Extract only the first line of the listing and every line after it up to and including the one with "Federal Reserve, U.S.". Omit the pictures.
==== Given entries
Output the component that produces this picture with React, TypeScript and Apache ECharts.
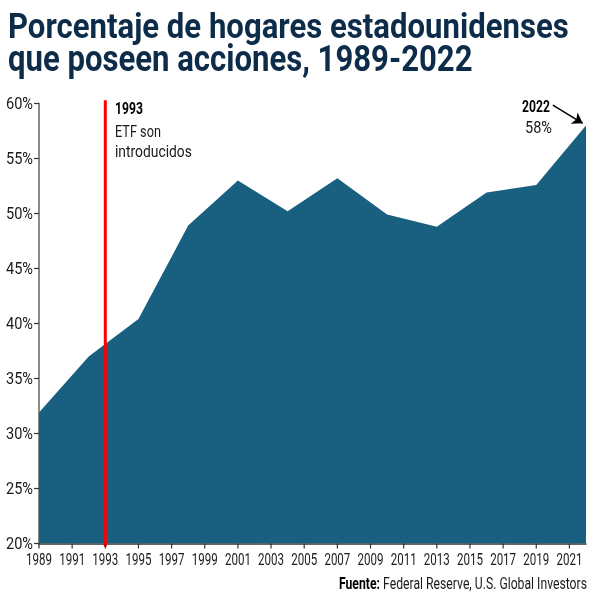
import React, { useEffect, useRef } from "react";
import * as echarts from "echarts";

// ---- data ----
const surveyYears = [1989, 1992, 1995, 1998, 2001, 2004, 2007, 2010, 2013, 2016, 2019, 2022];
const sharePct = [31.9, 37.0, 40.4, 48.9, 53.0, 50.2, 53.2, 49.9, 48.8, 51.9, 52.6, 58.0];
const xTickYears = [1989, 1991, 1993, 1995, 1997, 1999, 2001, 2003, 2005, 2007, 2009, 2011, 2013, 2015, 2017, 2019, 2021];
const yTickValues = [20, 25, 30, 35, 40, 45, 50, 55, 60];
const etfYear = 1993;
const titleLines = ["Porcentaje de hogares estadounidenses", "que poseen acciones, 1989-2022"];
const etfNote = ["1993", "ETF son", "introducidos"];
const lastNote = ["2022", "58%"];
const sourceParts = ["Fuente:", " Federal Reserve, U.S. Global Investors"];

const FONT = "Roboto, 'Liberation Sans', sans-serif";

function measure(text: string, weight: string, size: number, family: string) {
  const ctx = document.createElement("canvas").getContext("2d");
  if (!ctx) return text.length * size * 0.5;
  ctx.font = `${weight} ${size}px ${family}`;
  return ctx.measureText(text).width;
}
function fit(text: string, weight: string, size: number, family: string, target: number) {
  const w = measure(text, weight, size, family);
  return w > 0 ? target / w : 1;
}

export default function App() {
  const ref = useRef<HTMLDivElement>(null);
  useEffect(() => {
    if (!ref.current) return;
    const chart = echarts.init(ref.current, undefined, { renderer: "svg" });
    const navy = "#0c2c49";
    const area = "#185f80";
    const ink = "#1a1a1a";

    const txt = (
      text: string, x: number, y: number, size: number, weight: string,
      target: number, align: string, fill: string
    ) => ({
      type: "text",
      x, y,
      scaleX: fit(text, weight, size, FONT, target),
      style: { text, fontSize: size, fontWeight: weight, fontFamily: FONT, fill, align, verticalAlign: "middle" },
      silent: true,
    });

    const srcW = measure(sourceParts[0], "bold", 16, FONT) + measure(sourceParts[1], "normal", 16, FONT);

    const xMin = surveyYears[0];
    const xMax = surveyYears[surveyYears.length - 1];
    const yMin = yTickValues[0];
    const yMax = yTickValues[yTickValues.length - 1];

    const xLabelScale = fit("1989", "normal", 17, FONT, 26);
    const yLabelScale = fit("60%", "normal", 17, FONT, 27);

    chart.setOption({
      animation: false,
      grid: { left: 39, right: 14, top: 103.5, bottom: 56.5, containLabel: false, outerBoundsMode: "none" },
      xAxis: {
        type: "value",
        min: xMin,
        max: xMax,
        splitLine: { show: false },
        axisLine: { show: true, lineStyle: { color: "#333", width: 1.5 } },
        axisTick: { show: false },
        axisLabel: { show: false },
      },
      yAxis: {
        type: "value",
        min: yMin, max: yMax, interval: 5,
        splitLine: { show: false },
        axisLine: { show: true, lineStyle: { color: "#8a8a8a", width: 2 } },
        axisTick: { show: true, length: 5, lineStyle: { color: "#333", width: 1.2 } },
        axisLabel: { show: false },
      },
      series: [
        {
          type: "line",
          data: surveyYears.map((y, i) => [y, sharePct[i]]),
          symbol: "none",
          lineStyle: { width: 0 },
          areaStyle: { color: area, opacity: 1, origin: "start" },
          z: 2,
          markLine: {
            silent: true,
            symbol: ["none", "arrow"],
            symbolSize: 10,
            label: { show: false },
            lineStyle: { color: "#000", width: 1.5, type: "solid" },
            data: [[{ coord: [2020.0, 59.85] }, { coord: [2021.8, 58.2] }]],
          },
        },
        {
          type: "line",
          data: [[etfYear, yMin - 0.3], [etfYear, yMax + 0.3]],
          symbol: "none",
          clip: false,
          silent: true,
          lineStyle: { color: "#ff0000", width: 3 },
          z: 5,
        },
        {
          // x-axis ticks and labels
          type: "custom",
          coordinateSystem: "cartesian2d",
          clip: false,
          silent: true,
          z: 6,
          data: xTickYears.map((v) => [v, yMin]),
          encode: { x: 0, y: 1 },
          renderItem: (_p: any, api: any) => {
            const pt = api.coord([api.value(0), api.value(1)]);
            return {
              type: "group",
              children: [
                {
                  type: "line",
                  shape: { x1: pt[0], y1: pt[1], x2: pt[0], y2: pt[1] + 5 },
                  style: { stroke: "#333", lineWidth: 1.2 },
                },
                {
                  type: "text",
                  x: pt[0],
                  y: pt[1] + 16.5,
                  scaleX: xLabelScale,
                  style: {
                    text: String(api.value(0)),
                    fontSize: 17, fontFamily: FONT, fill: ink,
                    align: "center", verticalAlign: "middle",
                  },
                },
              ],
            };
          },
        },
        {
          // y-axis labels
          type: "custom",
          coordinateSystem: "cartesian2d",
          clip: false,
          silent: true,
          z: 6,
          data: yTickValues.map((v) => [xMin, v]),
          encode: { x: 0, y: 1 },
          renderItem: (_p: any, api: any) => {
            const pt = api.coord([api.value(0), api.value(1)]);
            return {
              type: "text",
              x: pt[0] - 6,
              y: pt[1],
              scaleX: yLabelScale,
              style: {
                text: `${api.value(1)}%`,
                fontSize: 17, fontFamily: FONT, fill: ink,
                align: "right", verticalAlign: "middle",
              },
            };
          },
        },
      ],
      graphic: [
        txt(titleLines[0], 8, 26, 36, "bold", 561, "left", navy),
        txt(titleLines[1], 8, 59, 36, "bold", 465, "left", navy),
        txt(etfNote[0], 115, 108.5, 16.5, "bold", 28, "left", "#000"),
        txt(etfNote[1], 115, 131, 16.5, "normal", 46, "left", ink),
        txt(etfNote[2], 115, 151.5, 16.5, "normal", 77, "left", ink),
        txt(lastNote[0], 536, 106.5, 16.5, "bold", 28, "center", "#000"),
        txt(lastNote[1], 538.5, 127.5, 16.5, "normal", 27, "center", ink),
        {
          type: "text",
          x: 587, y: 583,
          scaleX: srcW > 0 ? 248 / srcW : 1,
          silent: true,
          style: {
            text: `{b|${sourceParts[0]}}{n|${sourceParts[1]}}`,
            align: "right",
            verticalAlign: "middle",
            fontSize: 16,
            fontFamily: FONT,
            rich: {
              b: { fontSize: 16, fontFamily: FONT, fontWeight: "bold", fill: "#000" },
              n: { fontSize: 16, fontFamily: FONT, fontWeight: "normal", fill: ink },
            },
          },
        },
      ],
    });
    return () => chart.dispose();
  }, []);
  return <div ref={ref} style={{ position: "fixed", left: 0, top: 0, width: 600, height: 600 }} />;
}
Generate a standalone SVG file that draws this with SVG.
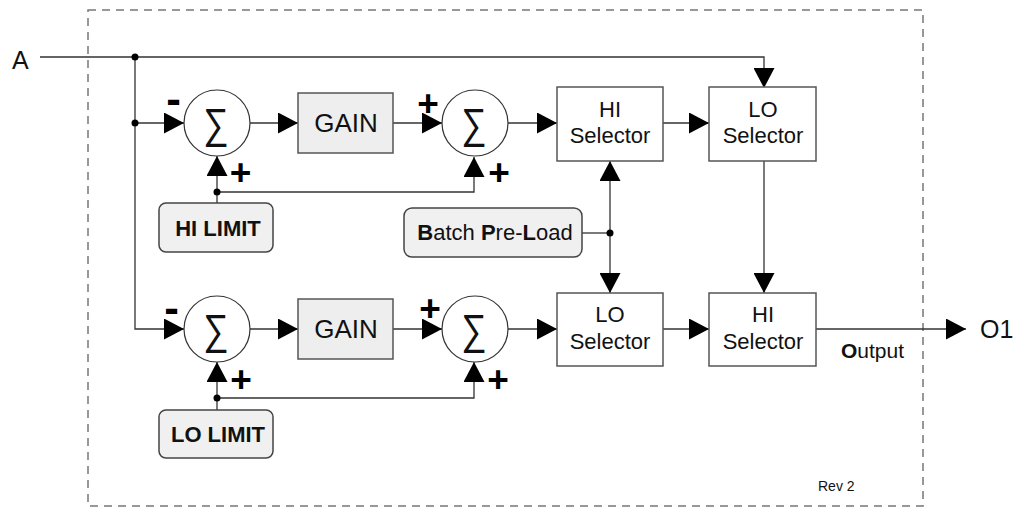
<svg xmlns="http://www.w3.org/2000/svg" width="1014" height="507" viewBox="0 0 1014 507">
<defs>
<marker id="ah" viewBox="0 0 20 21" refX="20" refY="10.5" markerWidth="20" markerHeight="21" markerUnits="userSpaceOnUse" orient="auto"><path d="M0,0 L20,10.5 L0,21 z" fill="#000"/></marker>
</defs>
<style>
.t{font-family:"Liberation Sans",Arial,sans-serif;fill:#111}
.m{text-anchor:middle}
.b{font-weight:bold}
.box{fill:#fff;stroke:#555;stroke-width:1.5}
.gbox{fill:#eeeeee;stroke:#555;stroke-width:1.5}
.lim{fill:#f0f0f0;stroke:#444;stroke-width:1.5}
.sum{fill:#fff;stroke:#333;stroke-width:1.2}
.c{fill:none;stroke:#333;stroke-width:1.3}
.a{marker-end:url(#ah)}
.dot{fill:#000}
.sg{font-family:"Liberation Sans",Arial,sans-serif;font-size:42px;text-anchor:middle;fill:#111}
.pm{font-family:"Liberation Sans",Arial,sans-serif;font-weight:bold;text-anchor:middle;fill:#000}
</style>
<rect x="88" y="10" width="835" height="496" fill="none" stroke="#777" stroke-width="1.5" stroke-dasharray="8 6"/>

<g id="connectors">
<path class="c a" d="M40,57 H764 V88"/>
<path class="c a" d="M135,57 V329 H184"/>
<path class="c a" d="M135,123 H184"/>
<path class="c a" d="M250,123 H298"/>
<path class="c a" d="M393,123 H442"/>
<path class="c a" d="M508,123 H557"/>
<path class="c a" d="M663,123 H709"/>
<path class="c a" d="M217,203 V156"/>
<path class="c a" d="M217,192 H474 V157"/>
<path class="c" d="M582,233 H610"/>
<path class="c a" d="M610,233 V161"/>
<path class="c a" d="M610,233 V293"/>
<path class="c a" d="M764,161 V293"/>
<path class="c a" d="M250,329 H298"/>
<path class="c a" d="M393,329 H442"/>
<path class="c a" d="M508,329 H557"/>
<path class="c a" d="M663,329 H709"/>
<path class="c a" d="M816,329 H966"/>
<path class="c a" d="M217,410 V362"/>
<path class="c a" d="M217,398 H474 V362"/>
<circle class="dot" cx="135" cy="57" r="3.5"/>
<circle class="dot" cx="135" cy="123" r="3.5"/>
<circle class="dot" cx="217" cy="192" r="3.5"/>
<circle class="dot" cx="610" cy="233" r="3.5"/>
<circle class="dot" cx="217" cy="398" r="3.5"/>
</g>

<g id="inA"><text class="t" x="12" y="69" font-size="25">A</text></g>
<g id="sum1"><circle class="sum" cx="217" cy="123" r="33"/><text class="sg" transform="translate(216,138) scale(0.85,1)">∑</text>
<text class="pm" x="173.5" y="113.5" font-size="44">-</text><text class="pm" x="240.5" y="185" font-size="37">+</text></g>
<g id="gain1"><rect class="gbox" x="298" y="93" width="95" height="60"/><text class="t m" x="346" y="132" font-size="26">GAIN</text></g>
<g id="sum2"><circle class="sum" cx="475" cy="123" r="33"/><text class="sg" transform="translate(474,138) scale(0.85,1)">∑</text>
<text class="pm" x="428" y="116" font-size="37">+</text><text class="pm" x="499" y="185" font-size="37">+</text></g>
<g id="hisel1"><rect class="box" x="557" y="87" width="106" height="74"/><text class="t m" x="610" y="117" font-size="22">HI</text><text class="t m" x="610" y="143" font-size="22">Selector</text></g>
<g id="losel1"><rect class="box" x="709" y="87" width="107" height="74"/><text class="t m" x="763" y="117" font-size="22">LO</text><text class="t m" x="763" y="143" font-size="22">Selector</text></g>
<g id="hilimit"><rect class="lim" x="159" y="203" width="114" height="49" rx="7"/><text class="t m b" x="218" y="236" font-size="22">HI LIMIT</text></g>
<g id="batch"><rect class="lim" x="404" y="208" width="178" height="49" rx="8"/><text class="t m" x="495" y="240" font-size="22"><tspan class="b">B</tspan>atch <tspan class="b">P</tspan>re-<tspan class="b">L</tspan>oad</text></g>

<g id="sum3"><circle class="sum" cx="217" cy="329" r="33"/><text class="sg" transform="translate(216,344) scale(0.85,1)">∑</text>
<text class="pm" x="171.5" y="323" font-size="44">-</text><text class="pm" x="241" y="391.5" font-size="37">+</text></g>
<g id="gain2"><rect class="gbox" x="298" y="299" width="95" height="60"/><text class="t m" x="346" y="338" font-size="26">GAIN</text></g>
<g id="sum4"><circle class="sum" cx="475" cy="329" r="33"/><text class="sg" transform="translate(474,344) scale(0.85,1)">∑</text>
<text class="pm" x="430" y="320.5" font-size="37">+</text><text class="pm" x="498" y="391.5" font-size="37">+</text></g>
<g id="losel2"><rect class="box" x="557" y="293" width="106" height="73"/><text class="t m" x="610" y="322" font-size="22">LO</text><text class="t m" x="610" y="349" font-size="22">Selector</text></g>
<g id="hisel2"><rect class="box" x="709" y="293" width="107" height="73"/><text class="t m" x="763" y="322" font-size="22">HI</text><text class="t m" x="763" y="349" font-size="22">Selector</text></g>
<g id="lolimit"><rect class="lim" x="159" y="410" width="114" height="48" rx="7"/><text class="t m b" x="218" y="442" font-size="22">LO LIMIT</text></g>

<g id="out"><text class="t" x="980" y="338" font-size="25">O1</text><text class="t" x="841" y="358" font-size="21"><tspan class="b">O</tspan>utput</text></g>
<g id="rev"><text class="t" x="818" y="491" font-size="14">Rev 2</text></g>
</svg>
========
[The response]:
Output the component that produces this picture with React, TypeScript and Apache ECharts.
import React, { useEffect, useRef } from "react";
import * as echarts from "echarts";

// ---- data ----
const surveyYears = [1989, 1992, 1995, 1998, 2001, 2004, 2007, 2010, 2013, 2016, 2019, 2022];
const sharePct = [31.9, 37.0, 40.4, 48.9, 53.0, 50.2, 53.2, 49.9, 48.8, 51.9, 52.6, 58.0];
const xTickYears = [1989, 1991, 1993, 1995, 1997, 1999, 2001, 2003, 2005, 2007, 2009, 2011, 2013, 2015, 2017, 2019, 2021];
const yTickValues = [20, 25, 30, 35, 40, 45, 50, 55, 60];
const etfYear = 1993;
const titleLines = ["Porcentaje de hogares estadounidenses", "que poseen acciones, 1989-2022"];
const etfNote = ["1993", "ETF son", "introducidos"];
const lastNote = ["2022", "58%"];
const sourceParts = ["Fuente:", " Federal Reserve, U.S. Global Investors"];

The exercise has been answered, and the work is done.